Supplied material:
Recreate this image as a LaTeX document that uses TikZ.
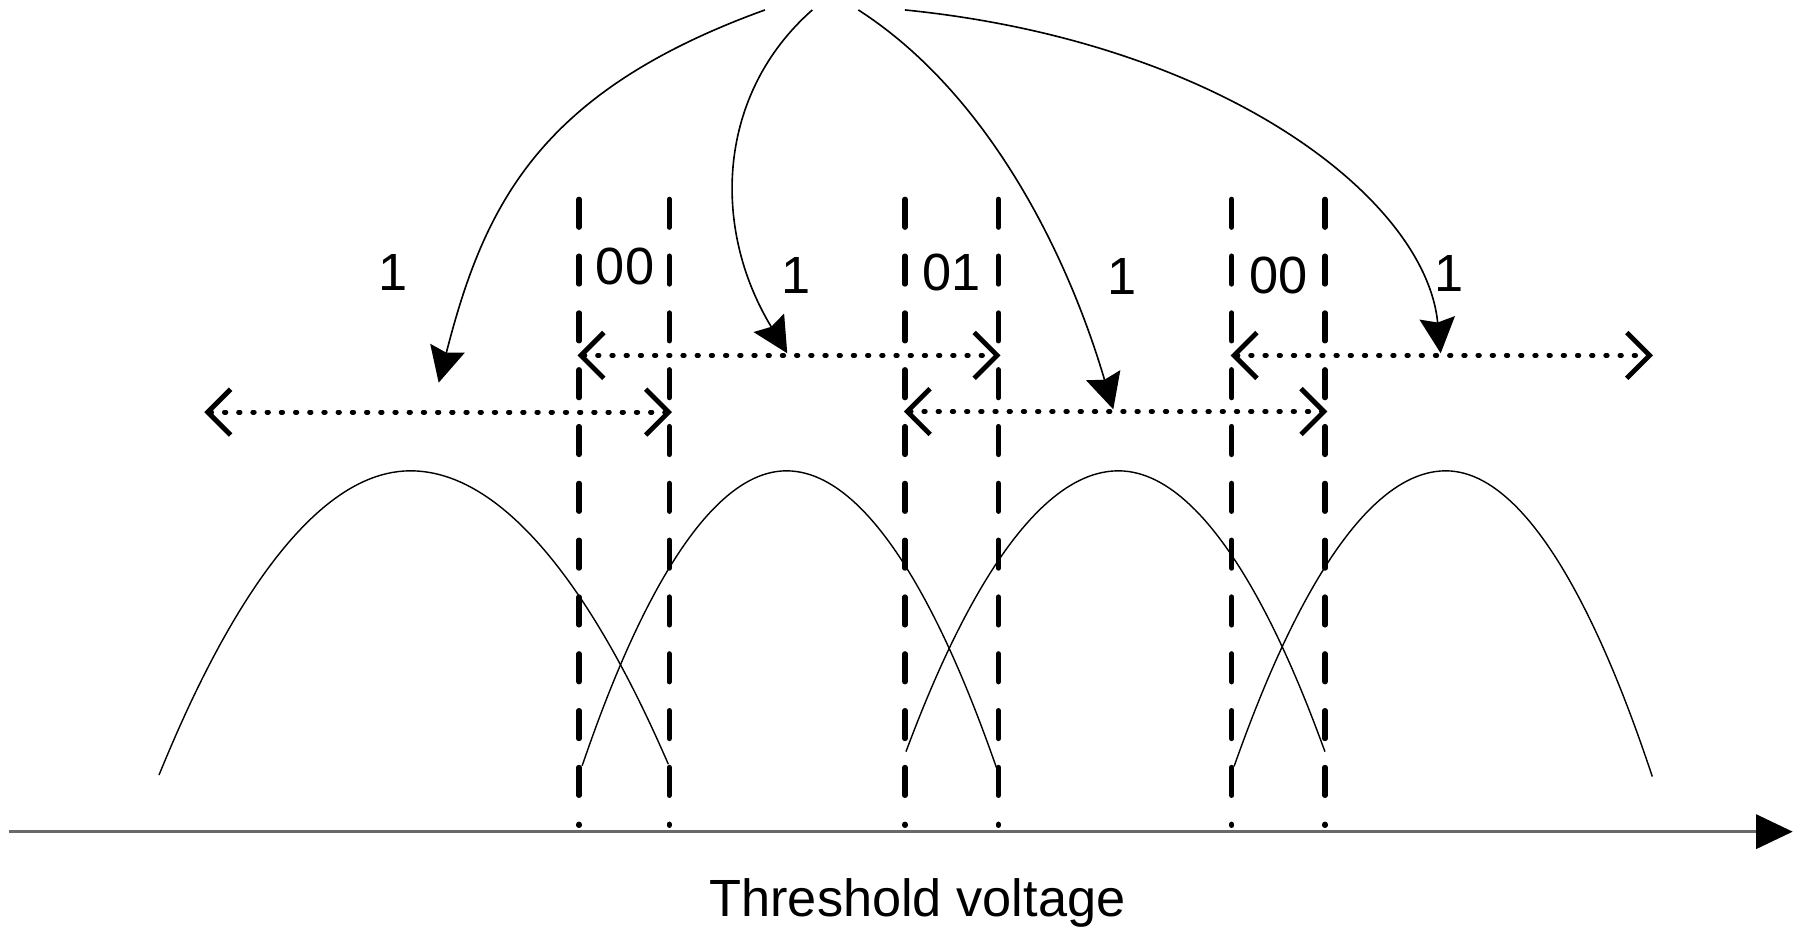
\documentclass[tikz,border=0pt]{standalone}
\usepackage{fontspec}
\setmainfont{Liberation Sans}
\usetikzlibrary{arrows.meta}
\definecolor{axisgray}{RGB}{105,105,105}
\begin{document}
\begin{tikzpicture}[x=0.01cm,y=-0.01cm,
  bell/.style={line width=0.35pt},
  vdash/.style={line width=1.3pt, line cap=round, dash pattern=on 0.244cm off 0.252cm},
  span/.style={line width=1.2pt, line cap=round, dash pattern=on 0.013cm off 0.111cm,
    {Straight Barb[length=0.2cm,width=0.4cm]}-{Straight Barb[length=0.2cm,width=0.4cm]}},
  bendarrow/.style={line width=0.4pt, -{Stealth[length=0.31cm,width=0.31cm,inset=0.04cm]}},
  axisline/.style={line width=0.6pt, draw=axisgray, -{Triangle[length=0.32cm,width=0.3cm,color=black]}},
  lbl/.style={font=\fontsize{13pt}{15pt}\selectfont, inner sep=0pt, anchor=base}
]
\useasboundingbox (0,0) rectangle (1568,810);

% vertical dashed thresholds
\foreach \x [count=\i] in {505.8,584.6,790.5,872.1,1075.9,1157.4} {
  \coordinate (t\i) at (\x,174.1);
  \coordinate (b\i) at (\x,721);
  \draw[vdash] (t\i) -- (b\i);
}

% distributions
\draw[bell] (138.9,677) parabola bend (358.5,411.3) (583.8,667.5);
\draw[bell] (508.5,669) parabola bend (687,411.3) (870.6,671);
\draw[bell] (791.4,656.6) parabola bend (977,411.3) (1157.4,656.6);
\draw[bell] (1078,669.5) parabola bend (1263,411.3) (1443.4,678.4);

% axis
\coordinate (ax0) at (7.5,726.5);
\coordinate (ax1) at (1566,726.5);
\draw[axisline] (ax0) -- (ax1);
\node[lbl, anchor=base west] (xlabel) at (619,800.7) {Threshold voltage};

% double arrows (read ranges)
\coordinate (la1) at (178.5,360);  \coordinate (lb1) at (587,360);
\coordinate (ua1) at (504.5,310.5); \coordinate (ub1) at (874,310.5);
\coordinate (la2) at (789.5,359.5); \coordinate (lb2) at (1159.5,359.5);
\coordinate (ua2) at (1075,310.5); \coordinate (ub2) at (1444,310.5);
\draw[span] (la1) -- (lb1);
\draw[span] (ua1) -- (ub1);
\draw[span] (la2) -- (lb2);
\draw[span] (ua2) -- (ub2);

% curved arrows from top
\coordinate (s1) at (668.2,8.7);  \coordinate (e1) at (383.2,334.3);
\coordinate (s2) at (709.6,8.7);  \coordinate (e2) at (687.7,308.6);
\coordinate (s3) at (749.8,8.7);  \coordinate (e3) at (972.5,357.6);
\coordinate (s4) at (790.5,8.7);  \coordinate (e4) at (1258.5,308.6);
\draw[bendarrow] (s1) .. controls (470.8,80.1) and (422.9,179.3) .. (e1);
\draw[bendarrow] (s2) .. controls (627.1,81.3) and (620.4,197.5) .. (e2);
\draw[bendarrow] (s3) .. controls (859,78.9) and (929.9,213.7) .. (e3);
\draw[bendarrow] (s4) .. controls (1069.1,36.7) and (1245.3,174.3) .. (e4);

% labels
\node[lbl] (l1a) at (343.7,253.4) {1};
\node[lbl] (l00a) at (546,248.6) {00};
\node[lbl] (l1b) at (695.4,256.6) {1};
\node[lbl] (l01) at (831.6,253.7) {01};
\node[lbl] (l1c) at (980,257.4) {1};
\node[lbl] (l00b) at (1116.7,256.6) {00};
\node[lbl] (l1d) at (1265.8,254.4) {1};
\end{tikzpicture}
\end{document}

What you are asked to do: Except for the pictures, copy the material above exactly.

Solution to this task:
Recreate this image as a LaTeX document that uses TikZ.
\documentclass[tikz,border=0pt]{standalone}
\usepackage{fontspec}
\setmainfont{Liberation Sans}
\usetikzlibrary{arrows.meta}
\definecolor{axisgray}{RGB}{105,105,105}
\begin{document}
\begin{tikzpicture}[x=0.01cm,y=-0.01cm,
  bell/.style={line width=0.35pt},
  vdash/.style={line width=1.3pt, line cap=round, dash pattern=on 0.244cm off 0.252cm},
  span/.style={line width=1.2pt, line cap=round, dash pattern=on 0.013cm off 0.111cm,
    {Straight Barb[length=0.2cm,width=0.4cm]}-{Straight Barb[length=0.2cm,width=0.4cm]}},
  bendarrow/.style={line width=0.4pt, -{Stealth[length=0.31cm,width=0.31cm,inset=0.04cm]}},
  axisline/.style={line width=0.6pt, draw=axisgray, -{Triangle[length=0.32cm,width=0.3cm,color=black]}},
  lbl/.style={font=\fontsize{13pt}{15pt}\selectfont, inner sep=0pt, anchor=base}
]
\useasboundingbox (0,0) rectangle (1568,810);

% vertical dashed thresholds
\foreach \x [count=\i] in {505.8,584.6,790.5,872.1,1075.9,1157.4} {
  \coordinate (t\i) at (\x,174.1);
  \coordinate (b\i) at (\x,721);
  \draw[vdash] (t\i) -- (b\i);
}

% distributions
\draw[bell] (138.9,677) parabola bend (358.5,411.3) (583.8,667.5);
\draw[bell] (508.5,669) parabola bend (687,411.3) (870.6,671);
\draw[bell] (791.4,656.6) parabola bend (977,411.3) (1157.4,656.6);
\draw[bell] (1078,669.5) parabola bend (1263,411.3) (1443.4,678.4);

% axis
\coordinate (ax0) at (7.5,726.5);
\coordinate (ax1) at (1566,726.5);
\draw[axisline] (ax0) -- (ax1);
\node[lbl, anchor=base west] (xlabel) at (619,800.7) {Threshold voltage};

% double arrows (read ranges)
\coordinate (la1) at (178.5,360);  \coordinate (lb1) at (587,360);
\coordinate (ua1) at (504.5,310.5); \coordinate (ub1) at (874,310.5);
\coordinate (la2) at (789.5,359.5); \coordinate (lb2) at (1159.5,359.5);
\coordinate (ua2) at (1075,310.5); \coordinate (ub2) at (1444,310.5);
\draw[span] (la1) -- (lb1);
\draw[span] (ua1) -- (ub1);
\draw[span] (la2) -- (lb2);
\draw[span] (ua2) -- (ub2);

% curved arrows from top
\coordinate (s1) at (668.2,8.7);  \coordinate (e1) at (383.2,334.3);
\coordinate (s2) at (709.6,8.7);  \coordinate (e2) at (687.7,308.6);
\coordinate (s3) at (749.8,8.7);  \coordinate (e3) at (972.5,357.6);
\coordinate (s4) at (790.5,8.7);  \coordinate (e4) at (1258.5,308.6);
\draw[bendarrow] (s1) .. controls (470.8,80.1) and (422.9,179.3) .. (e1);
\draw[bendarrow] (s2) .. controls (627.1,81.3) and (620.4,197.5) .. (e2);
\draw[bendarrow] (s3) .. controls (859,78.9) and (929.9,213.7) .. (e3);
\draw[bendarrow] (s4) .. controls (1069.1,36.7) and (1245.3,174.3) .. (e4);

% labels
\node[lbl] (l1a) at (343.7,253.4) {1};
\node[lbl] (l00a) at (546,248.6) {00};
\node[lbl] (l1b) at (695.4,256.6) {1};
\node[lbl] (l01) at (831.6,253.7) {01};
\node[lbl] (l1c) at (980,257.4) {1};
\node[lbl] (l00b) at (1116.7,256.6) {00};
\node[lbl] (l1d) at (1265.8,254.4) {1};
\end{tikzpicture}
\end{document}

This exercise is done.